If you thought that life outside of combat was going to be any easier, you would be wrong. When not literally fighting for your life, you’ll at least be fighting metaphorically, thanks to the game’s survival mechanics. While out on the road, players are able to set up camp whenever they please. Fortunately, setting up camp itself is (for once) as easy as clicking a button. Deciding what to do within camp, however, takes a bit more thinking. While the camp is up, players can engage in several activities, including resting to recover HP, crafting new weapons and items, and scavenging—with the items and supplies being scavenged differing depending upon where the player is camping out at.
Unfortunately, while the player may have things to do, the game won’t necessarily let them do so without trouble. With each day that passes, the player is subject to attacks from roaming creatures. While these attacks don’t actually stop your planned activities from happening, they can, depending upon the kind of attack, either damage scavengers, or force the players to complete a battle. There is a way of mitigating the chances of this from happening by assigning your units to guard duty, but this, of course, means that you won’t get as much done elsewhere. And, since characters are consistently becoming more and more corrupted, you don’t exactly have the leisure of time—meaning that, even while relaxing, you’re essentially still fighting an uphill battle.

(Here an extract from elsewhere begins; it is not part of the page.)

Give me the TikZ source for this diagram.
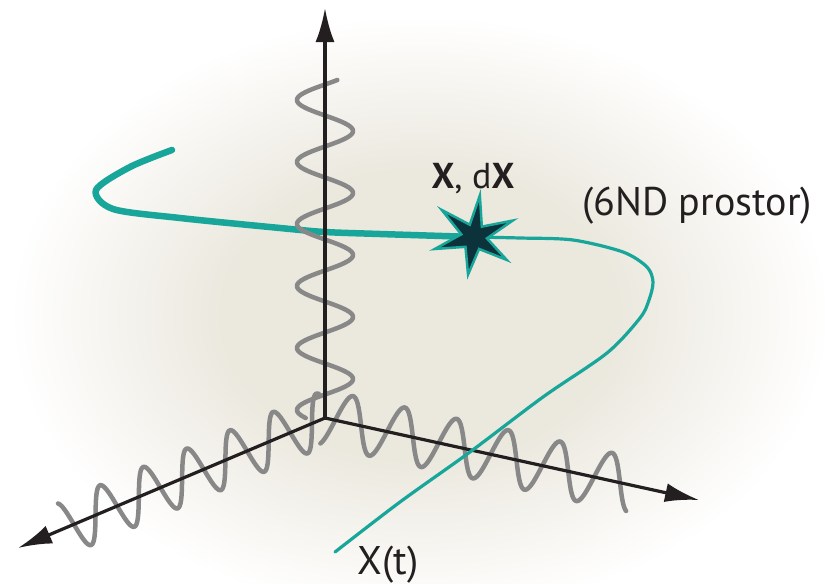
\documentclass[tikz,border=0pt]{standalone}
\usepackage{fontspec}
\setmainfont{PT Sans}
\usetikzlibrary{arrows.meta}

\definecolor{inkblack}{RGB}{35,31,32}
\definecolor{wavegray}{RGB}{136,136,136}
\definecolor{pathteal}{RGB}{24,166,154}
\definecolor{stardark}{RGB}{12,50,60}
\definecolor{glowbeige}{RGB}{235,232,222}

\pgfdeclareradialshading{glow}{\pgfpoint{0bp}{0bp}}{color(0bp)=(glowbeige); color(12bp)=(glowbeige); color(25bp)=(white); color(50bp)=(white)}

\tikzset{
  axis/.style={inkblack, line width=3.2pt, -{Latex[length=34pt,width=19pt]}},
  wave/.style={wavegray, line width=4.5pt},
  trajthick/.style={pathteal, line width=6.5pt},
  trajthin/.style={pathteal, line width=3.2pt},
  starshape/.style={fill=stardark, draw=pathteal, line width=2.5pt, line join=miter},
  lbl/.style={font=\fontsize{40}{44}\selectfont, text=inkblack, inner sep=0pt, anchor=base},
}

\begin{document}
\begin{tikzpicture}[line cap=round, line join=round, x=1pt, y=-1pt]
  % Frame and origin
  \def\ox{325} \def\oy{418}
  \useasboundingbox (0,0) rectangle (836,584);

  % Background glow
  \begin{scope}
    \clip (0,0) rectangle (836,584);
    \fill[white] (0,0) rectangle (836,584);
    \shade[shading=glow] (420,315) ellipse (410 and 300);
  \end{scope}

  % Named points
  \coordinate (O) at (\ox,\oy);
  \coordinate (ztip) at (325,8);
  \coordinate (xtip) at (18,548);
  \coordinate (ytip) at (699,500);
  \coordinate (star) at (474,237);

  % Trajectory, back part
  \draw[trajthick] plot[smooth] coordinates {(172,150) (130,167) (96,190) (113,209) (180,218) (280,228) (325,232) (380,234) (star)};

  % Waves along the axes
  \draw[wave] plot[domain=0:338, samples=300]
    ({\ox - 28*cos((\x-318)/62*360)}, {\oy - \x});
  \draw[wave] plot[domain=0:283, samples=300]
    ({\ox - 0.921*(\x + 7*cos((\x-49.4)/47*360))}, {\oy + 0.390*(\x + 7*cos((\x-49.4)/47*360)) - 28*cos((\x-49.4)/47*360)});
  \draw[wave] plot[domain=0:313, samples=300]
    ({\ox + 0.977*(\x + 5*cos((\x-23.7)/53*360))}, {\oy + 0.214*(\x + 5*cos((\x-23.7)/53*360)) - 28*cos((\x-23.7)/53*360)});

  % Axes
  \draw[axis] (O) -- (ztip);
  \draw[axis] (O) -- (xtip);
  \draw[axis] (O) -- (ytip);

  % Trajectory, front part
  \draw[trajthin] plot[smooth] coordinates {(star) (520,238) (573,240) (623,252) (647,267) (653,282) (649,300) (640,318) (607,353) (543,397) (470,452) (400,502) (335,552)};

  % Phase point
  \begin{scope}[shift={(star)}]
    \filldraw[starshape] (-82:42) -- (-53:13) -- (-23:42) -- (6:13) -- (35:40) -- (67:13)
      -- (99:38) -- (131:13) -- (163:41) -- (192:13) -- (220:42) -- (251:13) -- cycle;
  \end{scope}

  % Labels
  \node[lbl, font=\fontsize{36}{40}\selectfont] (pointlabel) at (473,188) {\textbf{X}, d\textbf{X}};
  \node[lbl] (spacelabel) at (697,215) {(6ND prostor)};
  \node[lbl] (curvelabel) at (388,574) {X(t)};
\end{tikzpicture}
\end{document}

When All-der’s Said and Done
Alder’s Blood is about the least SRPG-y SRPG that I’ve ever played. And I don’t necessarily mean that in a bad way. Imbuing heavy stealth mechanics into something that is, by nature, tactical, seems very foreign to me—and I’m sure to many others as well—as each primary element seems to fly directly in the face of what the other is about. I wasn’t sure how it would before playing, and, even afterward, my thoughts on the matter still aren’t entirely concrete. However, I can say this with absolute certainty; Alder’s Blood is undoubtedly unique, and, if you’re fine wading through the problems that exist, like being challenged at every single turn, and don’t mind hanging around for the devs to patch things which don’t work as well as they’d intended (which they’re very actively doing right now, so good on them), then you shouldn’t have too much to lose by checking this game out. Even if things aren’t perfect now, this game’s dark and macabre game seems to have an at least somewhat bright future ahead of it.
Final Verdict: 3/5
Available on: Nintendo Switch (Reviewed), PC; Developer: Shockwork Games; Publisher: No Gravity Games; Players: 1; Released: March 13, 2020 (Switch), April 10, 2020 (PC) ; ESRB: T for Teen; MSRP: $19.99
Full disclosure: A Switch review copy of Alder’s Blood was provided by the publisher.